Titik balik hidupnya terjadi ketika ia mendapat kabar gembira untuk melanjutkan pendidikan di Sekolah Rakyat yang diinisiasi oleh Presiden RI Prabowo Subianto melalui Kementerian Sosial RI (Kemensos) untuk anak-anak dari keluarga miskin.
“Alhamdulillah. Jadi senang karena saya tidak (menjadi) beban di kakak begitu,” kata Anisa.
Kehidupannya berubah drastis. Ia tak lagi harus bekerja sepulang sekolah. “Di sini cuma makan, tidur, sehabis itu belajar. Kalau di rumah harus bekerja,” ujar Anisa.
Ia bersyukur kini bisa tidur di kasur empuk, makan teratur, memiliki seragam sekolah dan sepatu baru. Menu sederhana nan bergizi yang tersaji tiap hari di asrama sekolah rakyat baginya terasa istimewa.

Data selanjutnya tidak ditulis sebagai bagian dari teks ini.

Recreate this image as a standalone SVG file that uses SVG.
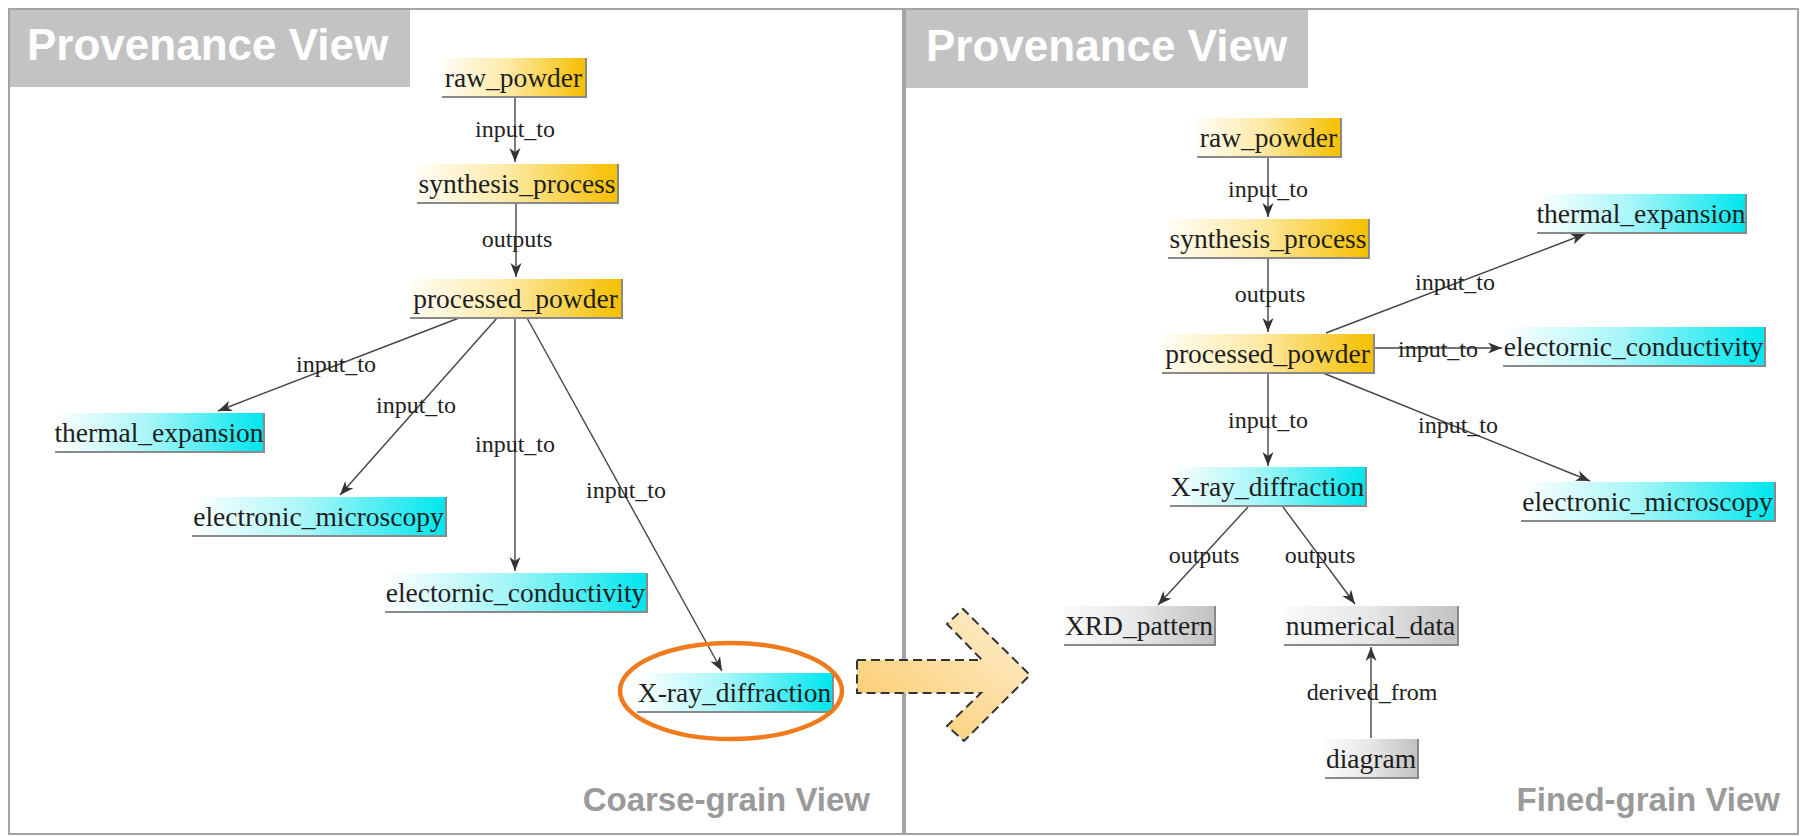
<svg xmlns="http://www.w3.org/2000/svg" width="1802" height="836" viewBox="0 0 1802 836">
  <defs>
    <linearGradient id="gOrange" x1="0" y1="0" x2="1" y2="0">
      <stop offset="0" stop-color="#fffdf6"/>
      <stop offset="0.45" stop-color="#fdeaa8"/>
      <stop offset="1" stop-color="#f6bf00"/>
    </linearGradient>
    <linearGradient id="gCyan" x1="0" y1="0" x2="1" y2="0">
      <stop offset="0" stop-color="#ffffff"/>
      <stop offset="0.45" stop-color="#a8f6f8"/>
      <stop offset="1" stop-color="#00e6ee"/>
    </linearGradient>
    <linearGradient id="gGray" x1="0" y1="0" x2="1" y2="0">
      <stop offset="0" stop-color="#fbfbfb"/>
      <stop offset="0.5" stop-color="#e6e6e6"/>
      <stop offset="1" stop-color="#c2c2c2"/>
    </linearGradient>
    <linearGradient id="gArrow" x1="0" y1="1" x2="1" y2="0">
      <stop offset="0" stop-color="#fbc862"/>
      <stop offset="0.6" stop-color="#fde0a6"/>
      <stop offset="1" stop-color="#feefd4"/>
    </linearGradient>
    <marker id="head" markerUnits="userSpaceOnUse" markerWidth="16" markerHeight="12" viewBox="0 0 15 12" refX="14" refY="6" orient="auto">
      <path d="M0,0.5 L14,6 L0,11.5 L4,6 z" fill="#333"/>
    </marker>
    <style>
      .panel { fill: #ffffff; stroke: #a4a4a4; stroke-width: 2; }
      .title-bg { fill: #c3c3c3; }
      .title { font-family: "Liberation Sans", Arial, sans-serif; font-weight: bold; font-size: 44px; fill: #ffffff; }
      .caption { font-family: "Liberation Sans", Arial, sans-serif; font-weight: bold; font-size: 33px; fill: #9a9a9a; text-anchor: end; }
      .node-text { font-family: "Liberation Serif", "Times New Roman", serif; font-size: 27.5px; fill: #1e1e1e; text-anchor: middle; }
      .edge-label { font-family: "Liberation Serif", "Times New Roman", serif; font-size: 24px; fill: #222; text-anchor: middle; }
      .edge { stroke: #444; stroke-width: 1.4; fill: none; marker-end: url(#head); }
      .shade { stroke: #8a8a8a; stroke-width: 2; fill: none; }
      .orange { fill: url(#gOrange); }
      .cyan { fill: url(#gCyan); }
      .gray { fill: url(#gGray); }
    </style>
  </defs>

  <rect width="1802" height="836" fill="#ffffff"/>

  <!-- panels -->
  <g id="panel-coarse">
    <rect class="panel" x="9" y="9" width="894" height="825"/>
    <rect class="title-bg" x="10" y="10" width="400" height="77"/>
    <text class="title" x="27" y="60">Provenance View</text>
    <text class="caption" x="870" y="811">Coarse-grain View</text>
  </g>
  <g id="panel-fine">
    <rect class="panel" x="905" y="9" width="893" height="825"/>
    <rect class="title-bg" x="906" y="10" width="402" height="78"/>
    <text class="title" x="926" y="61">Provenance View</text>
    <text class="caption" x="1780" y="811">Fined-grain View</text>
  </g>

  <!-- connectors -->
  <g id="connectors">
    <!-- coarse-grain graph -->
    <line class="edge" x1="515" y1="97" x2="515" y2="162"/>
    <line class="edge" x1="516" y1="203" x2="516" y2="277"/>
    <line class="edge" x1="459" y1="318" x2="218" y2="411"/>
    <line class="edge" x1="497" y1="318" x2="340" y2="495"/>
    <line class="edge" x1="515" y1="318" x2="515" y2="571"/>
    <line class="edge" x1="527" y1="318" x2="722" y2="671"/>
    <!-- fine-grain graph -->
    <line class="edge" x1="1268" y1="158" x2="1268" y2="217"/>
    <line class="edge" x1="1268" y1="258" x2="1268" y2="332"/>
    <line class="edge" x1="1326" y1="333" x2="1585" y2="234"/>
    <line class="edge" x1="1374" y1="348" x2="1502" y2="348"/>
    <line class="edge" x1="1268" y1="373" x2="1268" y2="466"/>
    <line class="edge" x1="1323" y1="373" x2="1590" y2="481"/>
    <line class="edge" x1="1248" y1="507" x2="1158" y2="605"/>
    <line class="edge" x1="1283" y1="507" x2="1355" y2="604"/>
    <line class="edge" x1="1371" y1="738" x2="1371" y2="647"/>

    <text class="edge-label" x="515" y="137">input_to</text>
    <text class="edge-label" x="517" y="247">outputs</text>
    <text class="edge-label" x="336" y="372">input_to</text>
    <text class="edge-label" x="416" y="413">input_to</text>
    <text class="edge-label" x="515" y="452">input_to</text>
    <text class="edge-label" x="626" y="498">input_to</text>

    <text class="edge-label" x="1268" y="197">input_to</text>
    <text class="edge-label" x="1270" y="302">outputs</text>
    <text class="edge-label" x="1455" y="290">input_to</text>
    <text class="edge-label" x="1438" y="357">input_to</text>
    <text class="edge-label" x="1268" y="428">input_to</text>
    <text class="edge-label" x="1458" y="433">input_to</text>
    <text class="edge-label" x="1204" y="563">outputs</text>
    <text class="edge-label" x="1320" y="563">outputs</text>
    <text class="edge-label" x="1372" y="700">derived_from</text>
  </g>

  <!-- coarse-grain nodes -->
  <g id="c-raw_powder">
    <rect class="orange" x="442" y="58" width="143" height="38"/>
    <polyline class="shade" points="442,97 586,97 586,58"/>
    <text class="node-text" x="513.5" y="87">raw_powder</text>
  </g>
  <g id="c-synthesis_process">
    <rect class="orange" x="417" y="164" width="200" height="38"/>
    <polyline class="shade" points="417,203 618,203 618,164"/>
    <text class="node-text" x="517" y="193">synthesis_process</text>
  </g>
  <g id="c-processed_powder">
    <rect class="orange" x="410" y="279" width="211" height="38"/>
    <polyline class="shade" points="410,318 622,318 622,279"/>
    <text class="node-text" x="515.5" y="308">processed_powder</text>
  </g>
  <g id="c-thermal_expansion">
    <rect class="cyan" x="55" y="413" width="208" height="38"/>
    <polyline class="shade" points="55,452 264,452 264,413"/>
    <text class="node-text" x="159" y="442">thermal_expansion</text>
  </g>
  <g id="c-electronic_microscopy">
    <rect class="cyan" x="192" y="497" width="253" height="38"/>
    <polyline class="shade" points="192,536 446,536 446,497"/>
    <text class="node-text" x="318.5" y="526">electronic_microscopy</text>
  </g>
  <g id="c-electornic_conductivity">
    <rect class="cyan" x="385" y="573" width="261" height="38"/>
    <polyline class="shade" points="385,612 647,612 647,573"/>
    <text class="node-text" x="515.5" y="602">electornic_conductivity</text>
  </g>
  <g id="c-X-ray_diffraction">
    <rect class="cyan" x="637" y="673" width="195" height="38"/>
    <polyline class="shade" points="637,712 833,712 833,673"/>
    <text class="node-text" x="734.5" y="702">X-ray_diffraction</text>
    <ellipse cx="731" cy="691" rx="111" ry="48" fill="none" stroke="#f07a1c" stroke-width="4.5"/>
  </g>

  <!-- transition arrow between the two views -->
  <g id="transition-arrow">
    <polygon points="857,660 982,660 947,624 963,609 1030,675 964,741 947,726 981,693 857,693" fill="url(#gArrow)" stroke="#333" stroke-width="2" stroke-dasharray="9 5"/>
  </g>

  <!-- fine-grain nodes -->
  <g id="f-raw_powder">
    <rect class="orange" x="1197" y="118" width="143" height="38"/>
    <polyline class="shade" points="1197,157 1341,157 1341,118"/>
    <text class="node-text" x="1268.5" y="147">raw_powder</text>
  </g>
  <g id="f-synthesis_process">
    <rect class="orange" x="1168" y="219" width="200" height="38"/>
    <polyline class="shade" points="1168,258 1369,258 1369,219"/>
    <text class="node-text" x="1268" y="248">synthesis_process</text>
  </g>
  <g id="f-processed_powder">
    <rect class="orange" x="1162" y="334" width="211" height="38"/>
    <polyline class="shade" points="1162,373 1374,373 1374,334"/>
    <text class="node-text" x="1267.5" y="363">processed_powder</text>
  </g>
  <g id="f-thermal_expansion">
    <rect class="cyan" x="1537" y="194" width="208" height="38"/>
    <polyline class="shade" points="1537,233 1746,233 1746,194"/>
    <text class="node-text" x="1641" y="223">thermal_expansion</text>
  </g>
  <g id="f-electornic_conductivity">
    <rect class="cyan" x="1503" y="327" width="261" height="38"/>
    <polyline class="shade" points="1503,366 1765,366 1765,327"/>
    <text class="node-text" x="1633.5" y="356">electornic_conductivity</text>
  </g>
  <g id="f-X-ray_diffraction">
    <rect class="cyan" x="1170" y="467" width="195" height="38"/>
    <polyline class="shade" points="1170,506 1366,506 1366,467"/>
    <text class="node-text" x="1267.5" y="496">X-ray_diffraction</text>
  </g>
  <g id="f-electronic_microscopy">
    <rect class="cyan" x="1521" y="482" width="253" height="38"/>
    <polyline class="shade" points="1521,521 1775,521 1775,482"/>
    <text class="node-text" x="1647.5" y="511">electronic_microscopy</text>
  </g>
  <g id="f-XRD_pattern">
    <rect class="gray" x="1064" y="606" width="150" height="38"/>
    <polyline class="shade" points="1064,645 1215,645 1215,606"/>
    <text class="node-text" x="1139" y="635">XRD_pattern</text>
  </g>
  <g id="f-numerical_data">
    <rect class="gray" x="1284" y="606" width="173" height="38"/>
    <polyline class="shade" points="1284,645 1458,645 1458,606"/>
    <text class="node-text" x="1370.5" y="635">numerical_data</text>
  </g>
  <g id="f-diagram">
    <rect class="gray" x="1325" y="739" width="92" height="38"/>
    <polyline class="shade" points="1325,778 1418,778 1418,739"/>
    <text class="node-text" x="1371" y="768">diagram</text>
  </g>
</svg>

“Terima kasih ada Sekolah Rakyat untuk beta. Beta harap Sekolah Rakyat terus ada,” kata Anisa.
Di bawah langit panas Kupang, kisah Anisa menjadi cermin kecil tentang makna sejati Indonesia, di mana iman tumbuh berdampingan dengan kasih, dan pendidikan menjadi jalan pasti untuk mengubah nasib menuju masa depan yang lebih baik.